#### WHAT THE TASK REQUIRES:
Do not repeat pictures. Repeat exactly the lines of the listing below from its first line through the line with "df = pd.DataFrame(rows)".

[Begin]

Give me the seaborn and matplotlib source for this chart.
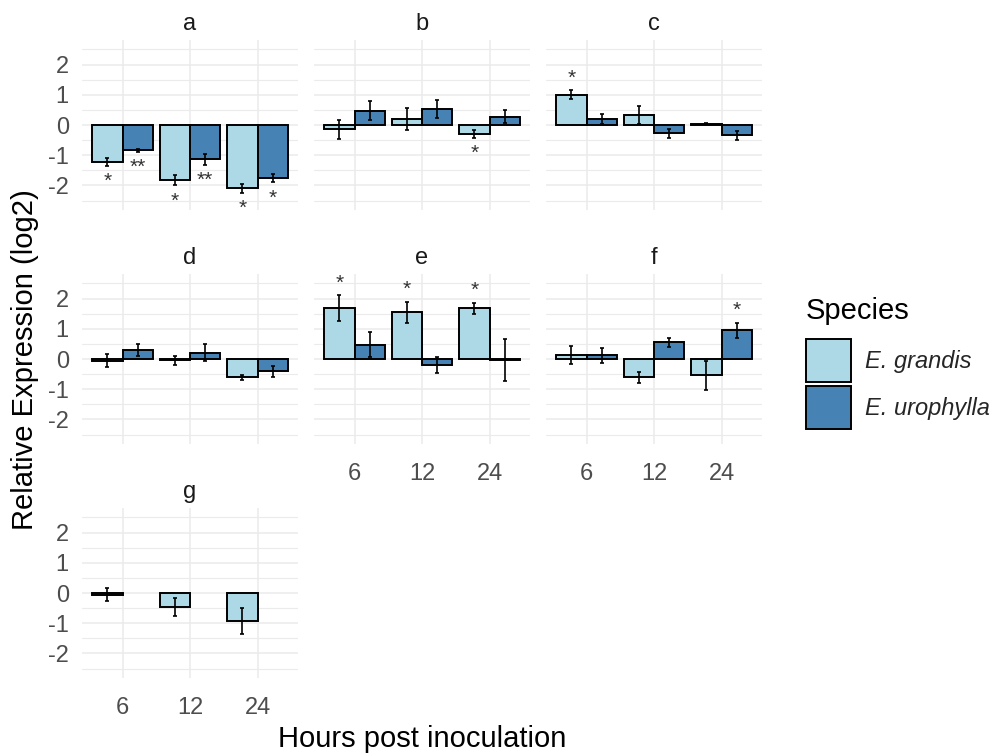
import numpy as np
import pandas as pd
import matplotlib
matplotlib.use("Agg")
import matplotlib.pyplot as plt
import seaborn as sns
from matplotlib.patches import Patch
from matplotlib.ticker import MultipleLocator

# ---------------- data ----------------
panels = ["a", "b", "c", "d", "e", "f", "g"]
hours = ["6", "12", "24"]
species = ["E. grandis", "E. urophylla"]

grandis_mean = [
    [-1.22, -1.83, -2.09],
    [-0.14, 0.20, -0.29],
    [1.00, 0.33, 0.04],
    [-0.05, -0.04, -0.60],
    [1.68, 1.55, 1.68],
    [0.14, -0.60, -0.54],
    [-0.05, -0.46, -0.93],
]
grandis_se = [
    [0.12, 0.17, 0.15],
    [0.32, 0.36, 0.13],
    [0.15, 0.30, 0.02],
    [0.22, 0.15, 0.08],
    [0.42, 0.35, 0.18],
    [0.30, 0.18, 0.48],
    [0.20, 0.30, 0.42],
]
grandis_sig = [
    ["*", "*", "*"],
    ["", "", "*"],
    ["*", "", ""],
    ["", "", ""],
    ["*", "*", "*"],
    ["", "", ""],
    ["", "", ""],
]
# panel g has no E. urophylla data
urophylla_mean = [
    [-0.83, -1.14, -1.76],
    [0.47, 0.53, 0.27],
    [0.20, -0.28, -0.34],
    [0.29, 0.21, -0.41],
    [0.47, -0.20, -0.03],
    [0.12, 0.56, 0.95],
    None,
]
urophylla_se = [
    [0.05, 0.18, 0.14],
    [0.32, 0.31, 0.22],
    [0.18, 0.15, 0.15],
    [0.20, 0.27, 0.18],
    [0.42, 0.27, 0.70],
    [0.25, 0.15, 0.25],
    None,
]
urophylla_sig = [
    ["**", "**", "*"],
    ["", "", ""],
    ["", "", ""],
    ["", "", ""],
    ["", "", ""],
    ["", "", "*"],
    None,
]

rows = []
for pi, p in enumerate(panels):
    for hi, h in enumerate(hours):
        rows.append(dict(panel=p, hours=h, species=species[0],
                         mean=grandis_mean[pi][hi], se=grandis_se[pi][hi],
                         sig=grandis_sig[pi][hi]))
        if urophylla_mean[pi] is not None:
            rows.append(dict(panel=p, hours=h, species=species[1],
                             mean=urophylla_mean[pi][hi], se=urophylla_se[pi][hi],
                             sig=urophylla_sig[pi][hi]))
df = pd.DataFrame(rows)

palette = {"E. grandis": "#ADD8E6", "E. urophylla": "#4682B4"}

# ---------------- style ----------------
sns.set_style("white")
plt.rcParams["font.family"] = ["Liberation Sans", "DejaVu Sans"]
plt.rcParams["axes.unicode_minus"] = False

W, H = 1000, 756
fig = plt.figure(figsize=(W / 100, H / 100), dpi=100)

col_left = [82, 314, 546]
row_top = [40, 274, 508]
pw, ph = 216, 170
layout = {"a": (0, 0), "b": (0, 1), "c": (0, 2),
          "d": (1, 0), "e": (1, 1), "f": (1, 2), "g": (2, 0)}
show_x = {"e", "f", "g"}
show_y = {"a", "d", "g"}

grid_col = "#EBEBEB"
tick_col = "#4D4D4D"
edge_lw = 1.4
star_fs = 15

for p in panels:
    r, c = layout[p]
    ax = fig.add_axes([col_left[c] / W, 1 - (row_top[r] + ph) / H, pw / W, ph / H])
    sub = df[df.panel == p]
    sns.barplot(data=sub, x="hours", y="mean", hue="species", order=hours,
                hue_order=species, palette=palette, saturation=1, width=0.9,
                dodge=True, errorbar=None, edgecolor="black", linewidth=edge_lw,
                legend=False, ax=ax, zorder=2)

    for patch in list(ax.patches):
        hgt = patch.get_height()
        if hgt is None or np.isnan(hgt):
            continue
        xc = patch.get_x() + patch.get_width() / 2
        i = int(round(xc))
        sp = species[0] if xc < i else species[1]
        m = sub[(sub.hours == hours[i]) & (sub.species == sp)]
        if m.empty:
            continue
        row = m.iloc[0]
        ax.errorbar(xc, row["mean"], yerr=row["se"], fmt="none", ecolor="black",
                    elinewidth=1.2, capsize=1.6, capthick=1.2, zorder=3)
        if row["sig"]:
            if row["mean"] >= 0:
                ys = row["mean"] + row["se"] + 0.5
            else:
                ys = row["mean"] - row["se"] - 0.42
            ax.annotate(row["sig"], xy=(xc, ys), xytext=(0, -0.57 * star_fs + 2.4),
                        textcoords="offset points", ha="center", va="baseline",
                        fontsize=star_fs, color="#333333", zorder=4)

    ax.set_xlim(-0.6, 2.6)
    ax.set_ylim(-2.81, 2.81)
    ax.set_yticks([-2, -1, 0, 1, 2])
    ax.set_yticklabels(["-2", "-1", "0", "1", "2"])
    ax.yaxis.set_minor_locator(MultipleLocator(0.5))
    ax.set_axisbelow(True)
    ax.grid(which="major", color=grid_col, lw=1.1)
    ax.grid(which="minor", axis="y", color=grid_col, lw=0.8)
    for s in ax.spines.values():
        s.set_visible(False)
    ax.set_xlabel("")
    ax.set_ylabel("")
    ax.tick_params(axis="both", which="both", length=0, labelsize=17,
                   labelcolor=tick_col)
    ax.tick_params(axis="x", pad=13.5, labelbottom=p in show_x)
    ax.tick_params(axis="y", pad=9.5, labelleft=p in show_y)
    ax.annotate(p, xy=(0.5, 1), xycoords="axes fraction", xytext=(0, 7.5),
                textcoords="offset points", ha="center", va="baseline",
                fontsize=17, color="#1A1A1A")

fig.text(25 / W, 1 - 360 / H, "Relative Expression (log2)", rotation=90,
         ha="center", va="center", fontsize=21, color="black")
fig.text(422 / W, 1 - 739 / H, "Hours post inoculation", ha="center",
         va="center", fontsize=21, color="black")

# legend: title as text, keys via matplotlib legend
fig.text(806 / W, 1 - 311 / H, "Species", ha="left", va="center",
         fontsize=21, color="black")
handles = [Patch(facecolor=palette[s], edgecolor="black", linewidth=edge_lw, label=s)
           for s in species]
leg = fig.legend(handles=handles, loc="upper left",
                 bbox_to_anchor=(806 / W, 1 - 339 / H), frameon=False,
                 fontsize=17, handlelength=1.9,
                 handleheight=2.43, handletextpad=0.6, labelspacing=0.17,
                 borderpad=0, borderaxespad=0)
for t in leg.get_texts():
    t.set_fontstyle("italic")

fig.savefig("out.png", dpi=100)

[End]

#### OUTPUT FOR THIS TASK:
Give me the seaborn and matplotlib source for this chart.
import numpy as np
import pandas as pd
import matplotlib
matplotlib.use("Agg")
import matplotlib.pyplot as plt
import seaborn as sns
from matplotlib.patches import Patch
from matplotlib.ticker import MultipleLocator

# ---------------- data ----------------
panels = ["a", "b", "c", "d", "e", "f", "g"]
hours = ["6", "12", "24"]
species = ["E. grandis", "E. urophylla"]

grandis_mean = [
    [-1.22, -1.83, -2.09],
    [-0.14, 0.20, -0.29],
    [1.00, 0.33, 0.04],
    [-0.05, -0.04, -0.60],
    [1.68, 1.55, 1.68],
    [0.14, -0.60, -0.54],
    [-0.05, -0.46, -0.93],
]
grandis_se = [
    [0.12, 0.17, 0.15],
    [0.32, 0.36, 0.13],
    [0.15, 0.30, 0.02],
    [0.22, 0.15, 0.08],
    [0.42, 0.35, 0.18],
    [0.30, 0.18, 0.48],
    [0.20, 0.30, 0.42],
]
grandis_sig = [
    ["*", "*", "*"],
    ["", "", "*"],
    ["*", "", ""],
    ["", "", ""],
    ["*", "*", "*"],
    ["", "", ""],
    ["", "", ""],
]
# panel g has no E. urophylla data
urophylla_mean = [
    [-0.83, -1.14, -1.76],
    [0.47, 0.53, 0.27],
    [0.20, -0.28, -0.34],
    [0.29, 0.21, -0.41],
    [0.47, -0.20, -0.03],
    [0.12, 0.56, 0.95],
    None,
]
urophylla_se = [
    [0.05, 0.18, 0.14],
    [0.32, 0.31, 0.22],
    [0.18, 0.15, 0.15],
    [0.20, 0.27, 0.18],
    [0.42, 0.27, 0.70],
    [0.25, 0.15, 0.25],
    None,
]
urophylla_sig = [
    ["**", "**", "*"],
    ["", "", ""],
    ["", "", ""],
    ["", "", ""],
    ["", "", ""],
    ["", "", "*"],
    None,
]

rows = []
for pi, p in enumerate(panels):
    for hi, h in enumerate(hours):
        rows.append(dict(panel=p, hours=h, species=species[0],
                         mean=grandis_mean[pi][hi], se=grandis_se[pi][hi],
                         sig=grandis_sig[pi][hi]))
        if urophylla_mean[pi] is not None:
            rows.append(dict(panel=p, hours=h, species=species[1],
                             mean=urophylla_mean[pi][hi], se=urophylla_se[pi][hi],
                             sig=urophylla_sig[pi][hi]))
df = pd.DataFrame(rows)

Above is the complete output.